Le Front commun pour le Congo (FCC), parti du "président honoraire" et sénateur à vie, Joseph Kabila, était sorti majoritaire des élections législatives et provinciales de 2018, puis des élections sénatoriales de 2019.

Le nouveau Président Félix Tshisekedi s'était donc allié avec son prédécesseur. Mais près des mois de tensions persistantes au sein de la coalition FCC-CACH (Cap pour le changement, alliance entre Félix Tshisekedi et Vital Kamerhe), le chef de l'Etat avait finalement décidé de mettre fin à cette alliance début décembre.

Dans un discours télévisé, M. Tshisekedi a déclaré qu'il allait nommer un informateur pour construire une nouvelle majorité de coalition à l'assemblée nationale, dominée par les partisans de son prédécesseur.

Aux mois de décembre, les députés du nouveau bloc présidentiel ont voté la destitution de la présidente de l'Assemblée, la députée Jeanine Mabunda et de son bureau. Un changement à la tête de l'institution qui a marqué une prise de contrôle par le président et son camp. Mais il restait à prendre le contrôle du gouvernement dont quarante-deux des 65 membres, soit deux tiers des postes ministériels, étaient issus du FCC.

La voie est ouverte avec la démission du Premier ministre et la destitution du gouvernement.

"La motion rend démissionnaire le gouvernment et son Premier ministre une fois qu'elle est votée, mais l'article 78 de la Constitution dispose qu'il faut que le Premier ministre présente sa démission pour que le reste du scénario de son remplacement puisse s'enclencher", précise Maitre Kodjo Ndukuma, professeur de droit et de régimes politiques comparés.

C'est chose faite aujourd'hui.

Pourquoi est-ce important ?

Le vote de la motion de censure "est synonyme de victoire d'étape pour Felix Tshisekedi", juge Arthur Malu-Malu, journaliste et auteur congolais.

Avec ce vote et la démission de Sylvestre Ilunga Ilunkamba, l'ex-Président Kabila perd totalement le contrôle du gouvernement congolais.

"C'est le dernier acte qui consacre la fin de la coalition FCC-CACH et la rupture totale entre le président et son ancien partenaire, le président honoraire Joseph Kabila", déclare Christian Moleka, analyste politique.

Le CACH (Cap pour le changement) constitue l'alliance entre Félix Tshisekedi et Vital Kamerhe et le Front commun pour le Congo (FCC) est le parti de l'ex-président Kabila.

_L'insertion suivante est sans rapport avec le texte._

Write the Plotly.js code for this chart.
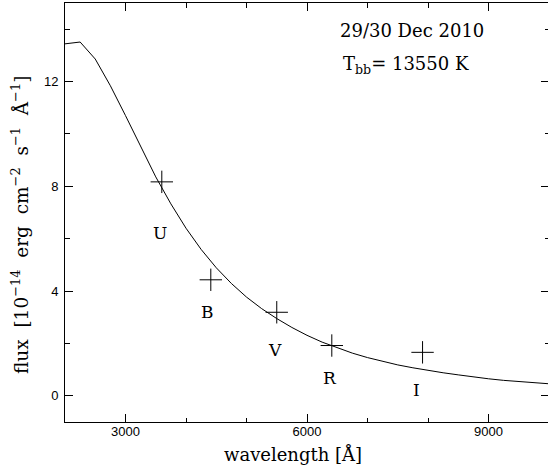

Le vote des parlementaires issus de la recomposition de la majorité présidentielle marque également "la venue d'un nouveau gouvernement qui sera assis sur la nouvelle configuration parlementaire : la majorité union sacrée ouverte à Bemba et Katumbi et certainement l'isolement de son ancien partenaire qui va aller à l'opposition", pour Christian Moleka.

Quels sont les enjeux ?

Pour les analystes la recomposition du gouvernement va permettre à Félix Tshisekedi de pouvoir mettre en œuvre son agenda politique.

"Félix Tshisekedi a un avantage certain sur son adversaire Joseph Kabila qui peu à peu perd le contrôle des institutions de la République", observe Arthur Malu-Malu.

"Le président [Tshisekedi] aura plus de marges de manœuvre. Il était étouffé dans toutes ses initiatives, d'autant plus qu'il n'avait pas la majorité au sein de l'Assemblée nationale où se joue quasiment tout", explique-t-il.

"Il ne contrôle pas encore le Sénat mais l'Assemblée nationale est suffisante pour faire passer un certain nombre de réformes auxquelles il tient dont la réduction du train de vie de l'Etat et la réduction de la taille du gouvernement", ajoute le journaliste.

Avec la prise en main de l'Assemblée nationale en décembre et maintenant du gouvernement, est-ce la fin de la partie d'échec en Kabila et Tshisekedi ?

Rien n'est moins sûr pour les analystes.

"Le bras de fer se poursuit et on ne sait pas trop quelle en sera l'issue. A court terme, Felix Tshisekedi est en très bonne posture pour l'emporter sur Joseph Kabila", estime Arthur Malu-Malu.